Editor's Note: This article was originally published in the September/October issue of the Journal of Indexes.
Much recent demographic research focuses on prospective head winds that may impede macroeconomic growth and impair capital markets returns relative to historical norms. But almost all of this work, including our own past efforts, raises the question, What's normal?
Modern historical "norms" were far from normal: The past half-century-plus has enjoyed a substantial demographic tail wind, which some call a "demographic dividend." Support ratios tied to our children tumbled, and support ratios tied to our parents and grandparents are only now beginning to soar. In this paper, we seek to quantify that tail wind: How much of the impressive macroeconomic growth of the past 60 years can be attributable to unusually benign support ratios?
In studying past and future demographic trends, we discover that the coming head winds may be more serious and nuanced than previously thought. Our findings show that we'll first experience a strong "demographic tax" as our senior citizen support ratios soar. Until we reach a new—and highly speculative—"steady state," with births equaling deaths and with fertility ratios matching the "replacement rate" of about 2.1, economic growth rates are likely to be abnormally low.
We offer the cautionary note that these new demographic profiles are so profoundly "out of sample," relative to anything in the historical data, that our conclusions have to be viewed as somewhat speculative. The good news is that slower growth with high prosperity is much better than faster growth with low prosperity; all we need to do is adjust our expectations.
Four Demographic Phases
In this paper, we show that the historically unmatched economic performance experienced by developed countries over the past 60 years was supported by temporary and abnormal demographic conditions: extraordinary growth in the working-age population supporting both a plunging roster of young people as well as a still-modest roster of senior citizens. In other words, we have experienced a one-off demographic dividend of massive proportions.
Our work invites two important questions: As developed (and emerging) countries age, what do future demographic profiles look like? And what should we expect in terms of economic growth when there is no demographic tail wind?

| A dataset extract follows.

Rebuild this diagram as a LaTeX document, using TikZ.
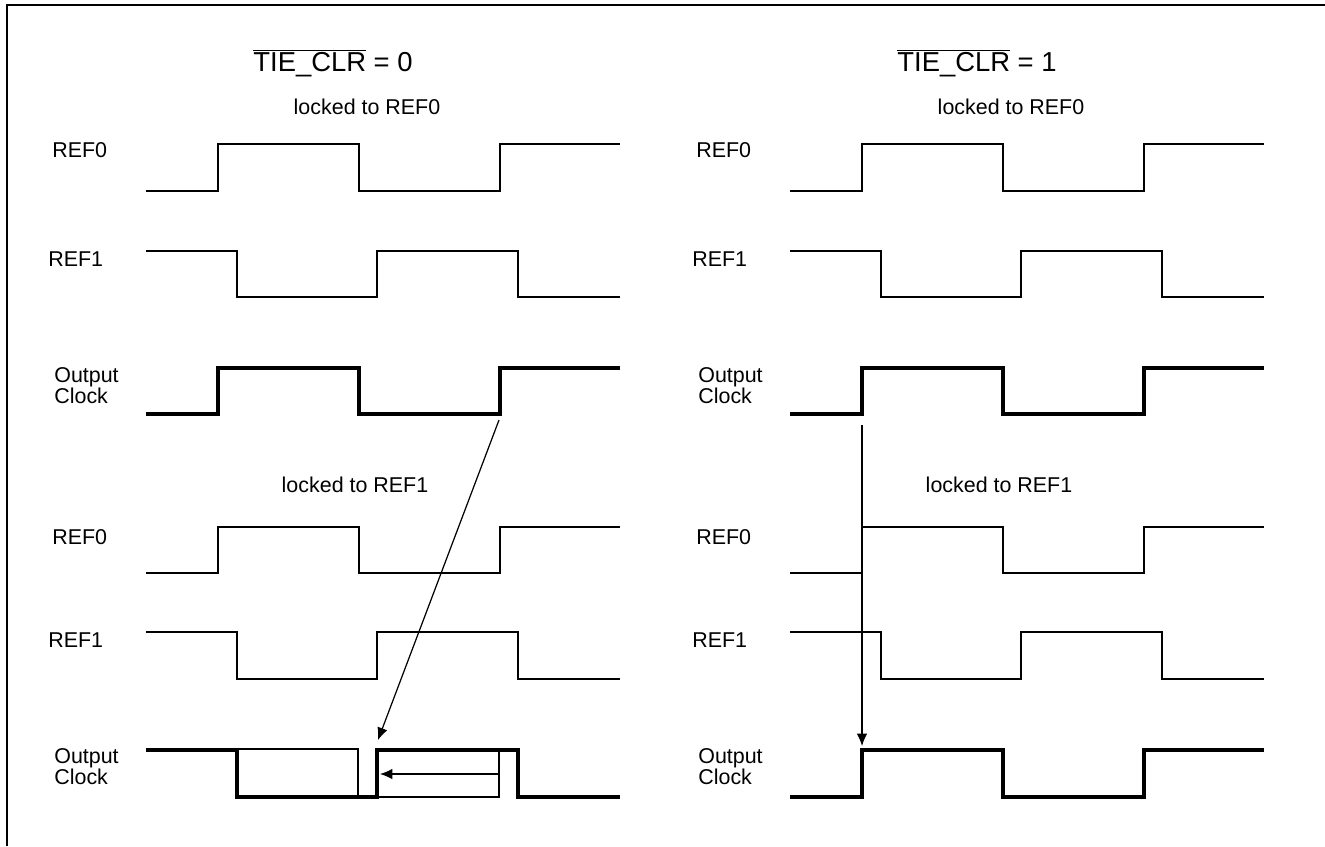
\documentclass[tikz,border=0pt]{standalone}
\usepackage{fontspec}
\setmainfont{Liberation Sans}
\usetikzlibrary{arrows.meta}
\newcommand{\sig}{\fontsize{12.2}{12}\selectfont}
\newcommand{\ttl}{\fontsize{15.6}{18}\selectfont}

\begin{document}
\begin{tikzpicture}[x=0.02cm, y=-0.02cm,
    every node/.style={inner sep=0pt, font=\sig},
    lbl/.style={anchor=west, align=left},
    wave/.style={line width=1.4pt},
    clk/.style={line width=2.8pt},
    win/.style={line width=1pt},
    move/.style={line width=0.7pt, -{Latex[length=7pt,width=6pt]}}]
    \useasboundingbox (0,0) rectangle (1325,846);
    \draw[line width=1.3pt] (7,846) -- (7,5) -- (1325,5);

    \begin{scope}
    \node[font=\ttl] (t1) at (333,63) {$\overline{\hbox{TIE\_CLR}}$ = 0};
    \node (lk01) at (367,107) {locked to REF0};
    \node (lk11) at (355,485) {locked to REF1};

    \node[lbl] (r0a1) at (52,150) {REF0};
    \node[lbl] (r1a1) at (48,259) {REF1};
    \node[lbl] (oa1) at (54,386) {Output\\Clock};
    \node[lbl] (r0b1) at (52,537) {REF0};
    \node[lbl] (r1b1) at (48,640) {REF1};
    \node[lbl] (ob1) at (54,767) {Output\\Clock};

    \draw[wave] (146,191) -| (218,144) -| (359,191) -| (500,144) -- (620,144);
    \draw[wave] (146,251) -| (237,297) -| (377,251) -| (518,297) -- (620,297);
    \draw[clk] (146,414) -| (218,368) -| (359,414) -| (500,368) -- (620,368);

    \draw[wave] (146,573) -| (218,527) -| (359,573) -| (500,527) -- (620,527);
    \draw[wave] (146,632) -| (237,679) -| (377,632) -| (518,679) -- (620,679);

    \draw[win] (237,749) rectangle (358,797);
    \draw[win] (377,749) rectangle (499,797);
    \draw[clk] (146,750) -| (237,797) -| (377,750) -| (518,797) -- (620,797);

    \coordinate (s1) at (499,420);
    \coordinate (e1) at (378,740);
    \coordinate (s2) at (499,774);
    \coordinate (e2) at (380,774);
    \draw[move] (s1) -- (e1);
    \draw[move] (s2) -- (e2);
    \end{scope}

    \begin{scope}[shift={(644,0)}]
    \node[font=\ttl] (t2) at (333,63) {$\overline{\hbox{TIE\_CLR}}$ = 1};
    \node (lk02) at (367,107) {locked to REF0};
    \node (lk12) at (355,485) {locked to REF1};

    \node[lbl] (r0a2) at (52,150) {REF0};
    \node[lbl] (r1a2) at (48,259) {REF1};
    \node[lbl] (oa2) at (54,386) {Output\\Clock};
    \node[lbl] (r0b2) at (52,537) {REF0};
    \node[lbl] (r1b2) at (48,640) {REF1};
    \node[lbl] (ob2) at (54,767) {Output\\Clock};

    \draw[wave] (146,191) -| (218,144) -| (359,191) -| (500,144) -- (620,144);
    \draw[wave] (146,251) -| (237,297) -| (377,251) -| (518,297) -- (620,297);
    \draw[clk] (146,414) -| (218,368) -| (359,414) -| (500,368) -- (620,368);

    \draw[wave] (146,573) -| (218,527) -| (359,573) -| (500,527) -- (620,527);
    \draw[wave] (146,632) -| (237,679) -| (377,632) -| (518,679) -- (620,679);
    \draw[clk] (146,797) -| (218,750) -| (359,797) -| (500,750) -- (620,750);

    \coordinate (s3) at (218,425);
    \coordinate (e3) at (218,746);
    \draw[move] (s3) -- (e3);
    \end{scope}
\end{tikzpicture}
\end{document}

In the first half of the paper, we try to answer the first question by describing four phases in the role of demography on macroeconomic development:
- The first phase, covering most of human history on the planet, was a high-mortality steady state, with births roughly matching deaths, short life spans and lofty support ratios.
- The second phase, beginning roughly with the industrial revolution and building to a crescendo in the decades after the Great Depression and the Second World War, was characterized by a steady rise in life expectancy and drop in birthrates. The working-age population soared, concurrent with a tremendous drop in support ratios (the number of nonworkers, young and old, supported by the labor force).

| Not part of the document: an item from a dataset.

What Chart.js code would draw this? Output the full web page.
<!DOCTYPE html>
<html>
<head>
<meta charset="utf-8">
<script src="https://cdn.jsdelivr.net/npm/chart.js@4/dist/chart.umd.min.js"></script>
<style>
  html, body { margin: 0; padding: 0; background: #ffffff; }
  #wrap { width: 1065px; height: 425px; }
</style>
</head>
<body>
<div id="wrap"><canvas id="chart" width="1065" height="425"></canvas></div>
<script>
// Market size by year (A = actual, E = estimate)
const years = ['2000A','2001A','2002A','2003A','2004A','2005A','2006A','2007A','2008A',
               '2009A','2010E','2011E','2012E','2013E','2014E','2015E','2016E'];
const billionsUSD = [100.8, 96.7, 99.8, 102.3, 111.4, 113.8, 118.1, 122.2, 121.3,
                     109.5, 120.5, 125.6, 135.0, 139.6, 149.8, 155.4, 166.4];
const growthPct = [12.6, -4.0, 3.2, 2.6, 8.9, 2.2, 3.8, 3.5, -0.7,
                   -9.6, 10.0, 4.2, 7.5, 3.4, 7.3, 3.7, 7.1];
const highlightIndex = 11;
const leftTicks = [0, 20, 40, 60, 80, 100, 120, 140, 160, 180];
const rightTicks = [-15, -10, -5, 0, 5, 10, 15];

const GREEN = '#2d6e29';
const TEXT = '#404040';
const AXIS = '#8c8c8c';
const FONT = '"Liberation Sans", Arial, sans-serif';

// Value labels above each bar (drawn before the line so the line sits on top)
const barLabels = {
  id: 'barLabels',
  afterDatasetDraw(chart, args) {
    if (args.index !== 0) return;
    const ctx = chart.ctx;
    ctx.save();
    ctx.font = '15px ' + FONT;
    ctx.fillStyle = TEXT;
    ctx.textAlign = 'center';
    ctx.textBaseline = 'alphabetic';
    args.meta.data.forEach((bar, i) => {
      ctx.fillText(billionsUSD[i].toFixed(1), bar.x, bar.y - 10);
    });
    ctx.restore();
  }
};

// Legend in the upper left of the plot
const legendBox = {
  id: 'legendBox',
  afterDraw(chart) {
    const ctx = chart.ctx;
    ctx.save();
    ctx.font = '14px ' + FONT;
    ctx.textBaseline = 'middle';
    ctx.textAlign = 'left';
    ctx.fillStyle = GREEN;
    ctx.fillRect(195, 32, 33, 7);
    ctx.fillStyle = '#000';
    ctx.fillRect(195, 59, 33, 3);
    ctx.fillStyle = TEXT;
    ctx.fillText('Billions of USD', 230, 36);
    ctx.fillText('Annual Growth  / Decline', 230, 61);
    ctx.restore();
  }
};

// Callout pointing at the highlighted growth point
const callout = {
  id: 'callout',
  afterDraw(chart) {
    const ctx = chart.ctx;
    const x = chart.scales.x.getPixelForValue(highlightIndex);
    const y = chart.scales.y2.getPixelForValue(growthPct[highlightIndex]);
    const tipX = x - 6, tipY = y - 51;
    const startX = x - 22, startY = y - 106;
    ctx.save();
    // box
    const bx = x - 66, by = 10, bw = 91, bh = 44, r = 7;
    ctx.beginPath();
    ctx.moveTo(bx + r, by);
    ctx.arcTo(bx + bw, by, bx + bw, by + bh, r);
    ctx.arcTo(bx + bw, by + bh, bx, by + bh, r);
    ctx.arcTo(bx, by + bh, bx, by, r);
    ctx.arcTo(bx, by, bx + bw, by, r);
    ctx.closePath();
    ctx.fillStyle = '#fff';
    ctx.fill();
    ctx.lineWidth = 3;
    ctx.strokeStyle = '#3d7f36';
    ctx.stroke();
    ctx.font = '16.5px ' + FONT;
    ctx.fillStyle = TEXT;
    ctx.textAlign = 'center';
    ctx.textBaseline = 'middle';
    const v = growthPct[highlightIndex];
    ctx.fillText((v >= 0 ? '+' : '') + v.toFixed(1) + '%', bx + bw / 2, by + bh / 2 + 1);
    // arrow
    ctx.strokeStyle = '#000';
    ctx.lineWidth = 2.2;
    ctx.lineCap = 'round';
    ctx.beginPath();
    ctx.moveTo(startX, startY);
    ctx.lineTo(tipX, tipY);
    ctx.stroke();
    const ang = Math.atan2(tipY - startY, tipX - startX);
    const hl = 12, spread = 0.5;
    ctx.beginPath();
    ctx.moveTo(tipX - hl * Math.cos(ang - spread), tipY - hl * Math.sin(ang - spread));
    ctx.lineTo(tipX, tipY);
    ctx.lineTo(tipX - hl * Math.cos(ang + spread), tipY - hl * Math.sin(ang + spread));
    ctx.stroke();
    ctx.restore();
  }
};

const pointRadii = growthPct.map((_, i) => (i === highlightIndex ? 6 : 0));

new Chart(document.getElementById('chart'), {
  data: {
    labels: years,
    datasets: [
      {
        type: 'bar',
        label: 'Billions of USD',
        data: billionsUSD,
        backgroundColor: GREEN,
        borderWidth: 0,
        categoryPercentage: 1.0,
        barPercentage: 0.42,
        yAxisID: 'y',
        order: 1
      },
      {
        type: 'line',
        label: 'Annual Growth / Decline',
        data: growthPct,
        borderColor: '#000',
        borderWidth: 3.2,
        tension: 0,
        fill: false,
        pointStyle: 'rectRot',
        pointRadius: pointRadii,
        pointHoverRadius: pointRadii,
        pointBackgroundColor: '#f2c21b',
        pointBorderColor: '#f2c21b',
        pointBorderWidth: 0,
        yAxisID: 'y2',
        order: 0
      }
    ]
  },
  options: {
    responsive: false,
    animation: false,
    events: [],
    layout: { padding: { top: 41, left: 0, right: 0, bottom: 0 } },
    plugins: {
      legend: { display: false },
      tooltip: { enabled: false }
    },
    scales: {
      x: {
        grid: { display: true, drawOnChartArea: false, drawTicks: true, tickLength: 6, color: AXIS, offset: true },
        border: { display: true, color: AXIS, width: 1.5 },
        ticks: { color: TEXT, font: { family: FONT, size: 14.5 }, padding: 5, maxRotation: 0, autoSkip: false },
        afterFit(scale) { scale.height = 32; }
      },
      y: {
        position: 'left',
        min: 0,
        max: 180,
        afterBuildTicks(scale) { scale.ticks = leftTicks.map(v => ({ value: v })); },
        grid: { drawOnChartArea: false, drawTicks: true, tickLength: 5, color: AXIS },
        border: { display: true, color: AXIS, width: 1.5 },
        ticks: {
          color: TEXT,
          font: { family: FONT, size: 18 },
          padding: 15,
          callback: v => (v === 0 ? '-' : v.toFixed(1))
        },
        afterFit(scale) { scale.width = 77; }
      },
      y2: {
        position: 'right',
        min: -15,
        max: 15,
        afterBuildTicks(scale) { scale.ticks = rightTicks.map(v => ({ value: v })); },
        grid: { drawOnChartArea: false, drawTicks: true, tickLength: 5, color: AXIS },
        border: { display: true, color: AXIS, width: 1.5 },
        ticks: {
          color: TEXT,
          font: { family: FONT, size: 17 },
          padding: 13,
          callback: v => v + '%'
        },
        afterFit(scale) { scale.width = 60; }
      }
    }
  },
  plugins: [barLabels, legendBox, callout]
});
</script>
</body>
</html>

- The third phase, beginning in the current century, is also temporary and almost a mirror image of the second phase: The fraction of seniors soars and the fraction of workers tumbles. Until fertility rates return to replacement levels (roughly 2.1 children per woman of child-bearing age), the population crests and begins to drop, with very high support ratios associated with senior citizens. We show that this should not come as a surprise, because both phases (II and III) share the same sources: rising life expectancy and falling fertility ratios.